The Aussie held at $0.7045, after rallying almost 0.8% overnight from a trough of $0.6979.
The currency needs to break above $0.7080 to improve the technical background, which remains bearish.
The kiwi dollar dipped slightly to $0.5824, having bounced 0.7% overnight from a low of $0.5770. Resistance is now layered at $0.5846 and $0.5886.
An actual re-opening of the Strait of Hormuz would likely see oil prices retreat sharply, lessening the inflationary pulse from energy, and easing pressure on central banks for rate hikes.
Investors had already priced out almost any chance of the Reserve Bank of Australia raising rates at its meeting next week, having already hiked three times this year.
Markets now imply just a 26% probability of a rise in August, down from 80% a month ago, and just 16 basis points of further tightening this year.

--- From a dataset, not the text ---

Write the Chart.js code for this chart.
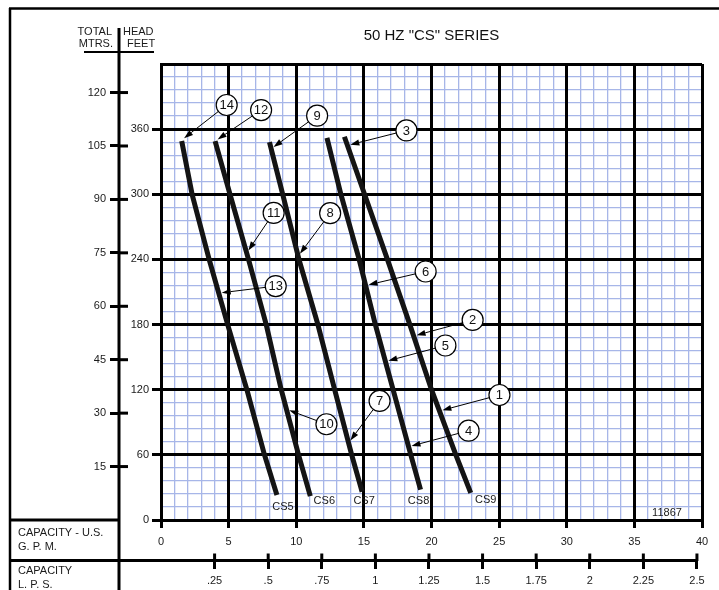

“The economy has already slowed and there are strong indications in a range of timely measures that growth is set to weaken further yet,” said Paul Bloxham, head of Australian economics at HSBC.
HSBC now forecasts rate cuts beginning from the third quarter of 2027, with inflation set to cool through the end of this year and into next, he said.
Just the chance of a peace deal saw 10-year bond yields drop 8 basis points to a three-month low at 4.810%, while New Zealand’s two-year swap rate touched a seven-week trough at 3.401%.
Markets still imply an 80% chance the Reserve Bank of New Zealand will hike its 2.25% cash rate at the next meeting on July 8, given it has already signalled tightening is needed to anchor inflationary expectations.
Yet swaps have scaled back the pace of tightening to favour two hikes this year instead of three.
Data out next week is expected to show the domestic economy started the year well enough with growth around 0.8% in the first quarter, but the global spike in energy costs has since slammed the brakes on.
A survey of manufacturing out on Friday showed activity contracted in May to end seven months of expansion, while consumer sentiment remains bleak.